Nessa mesma praça também fica um local aparentemente anônimo e minúsculo para os padrões de um restaurante que continua atraindo turistas e personalidades do mundo inteiro; a trattoria Sora Margherita. Pouco distante fica uma instituição no bairro, a pequena loja de doces kosher das irmãs Boccione.
Em apertados 20 metros quadrados de uma doceria que não possui nem placa para identificá-la você encontrará delícias como a torta de ricota com cerejas negras e a chamada pizza di beridde.
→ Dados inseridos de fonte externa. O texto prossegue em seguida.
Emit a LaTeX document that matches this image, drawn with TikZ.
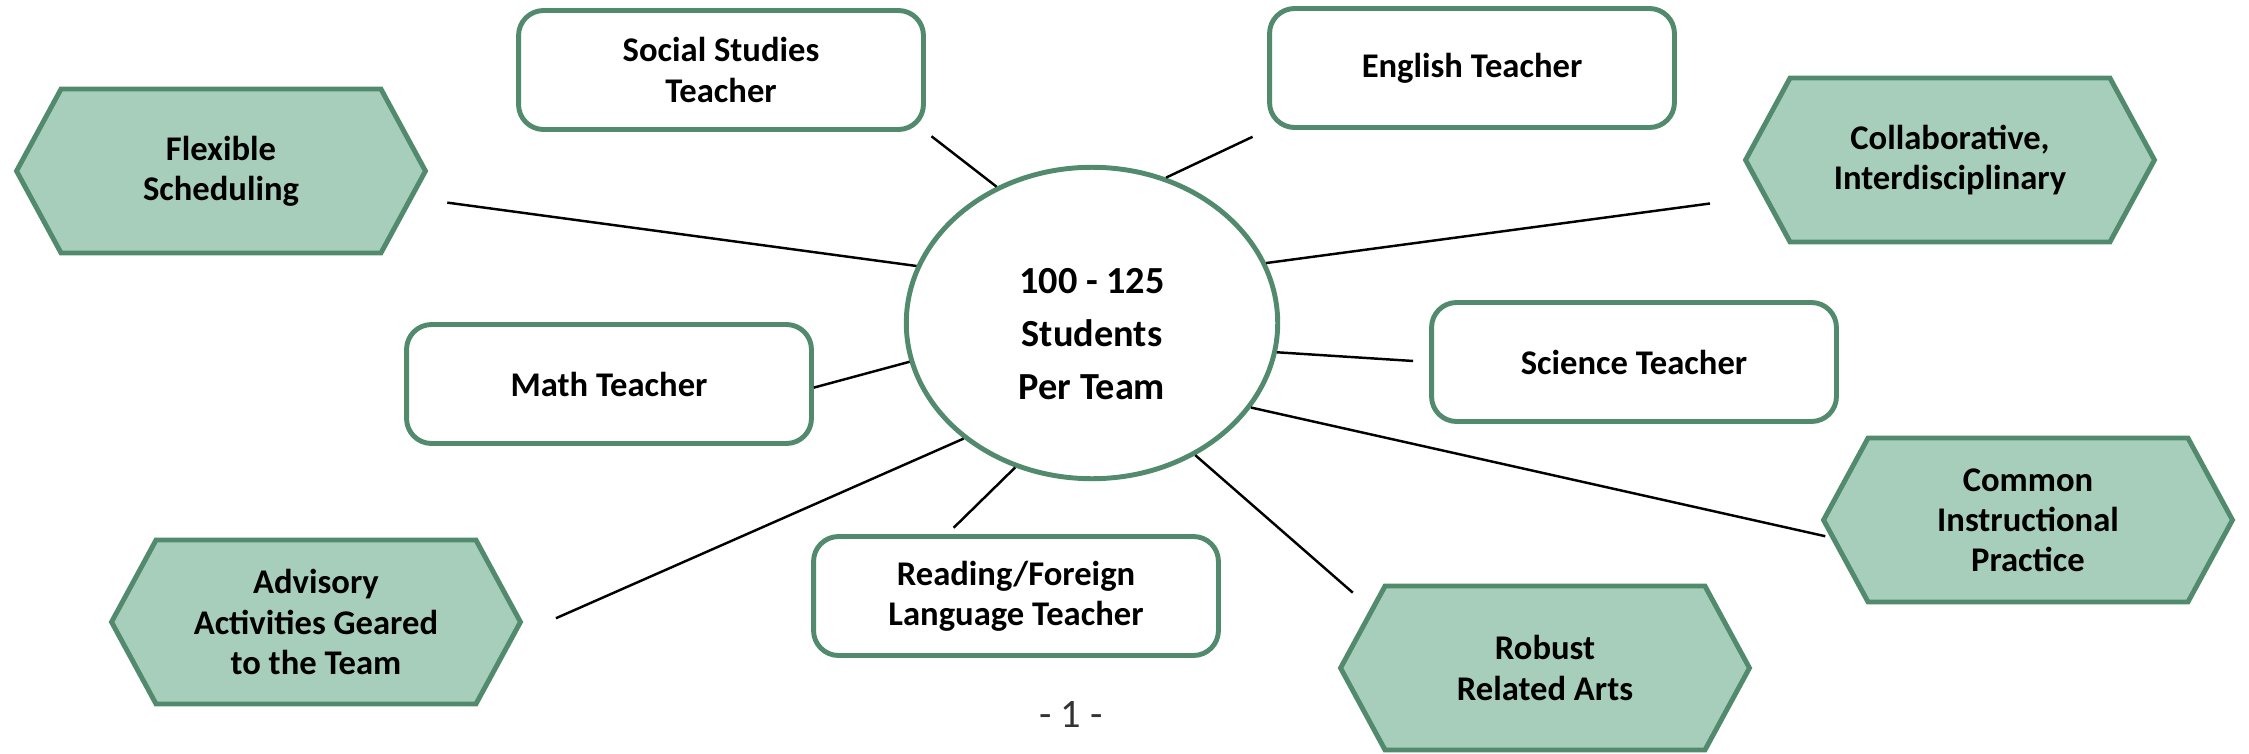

Se trata de um doce que de uma certa maneira assemelha-se às irmãs Boccione, conhecidas pelo gênio nem sempre afável.
Rústico por fora mas surpreendente por dentro, a pizza di beridde è recheada com uvas passas, amêndoas, pinoli e frutas cristalizadas. Se não quiser ser reprovado no “teste de iniciação” das irmãs Boccione evite perguntas do tipo “esse tem uva passa?” e facilite o troco.
De lá eu volto na direção do Portico d’Ottavia e sigo outro ritual; aquele de passar debaixo dos aindaimes que sustentam o pórtico olhando as janelinhas floridas que tem o privilégio de integrar-se à arqueologia da capital. Percorrendo os “bastidores” do pórtico você circulará por ruas como Via di Sant’Angelo in Pescheria e Via della Tribuna di Campitelli. Provavelmente notará algum cartaz com a escrita “vende-se” ou “aluga-se” em edifícios que, no passado, provavelmente eram úmidos e escuros.
Mas o gueto também reserva surpresas arquitetônicas e para descobrir algumas joias chegue até a Piazza Mattei, que além de do edifício construído pela família homônima abriga a Fontana delle Tartarughe. As tartarugas que decoram a fonte foram atríbuidas à Bernini e segundo a crença popular, a obra teria sido construída em uma só noite para impressionar a mulher amada pelo duque Mattei. Isso porque o pai da pretendente duvidava do poder de seu futuro genro.
Na esquina com a Via della Reginella fica uma loja curiosa (Peperita) que só vende artigos a base de peperoncino, um dos temperos mais usados na culinária italiana.
De lá, percorra um pedacinho da via Michelangelo Caetani até o número 32 e vá até o Palazzo Mattei di Giove, hoje sede de um centro de estudos americanos. O interior não é sempre aberto ao público, mas seu pátio externo – bem visível – é um dos mais belos da capital. Depois de um passeio como esse, você também caiu de amores por Roma?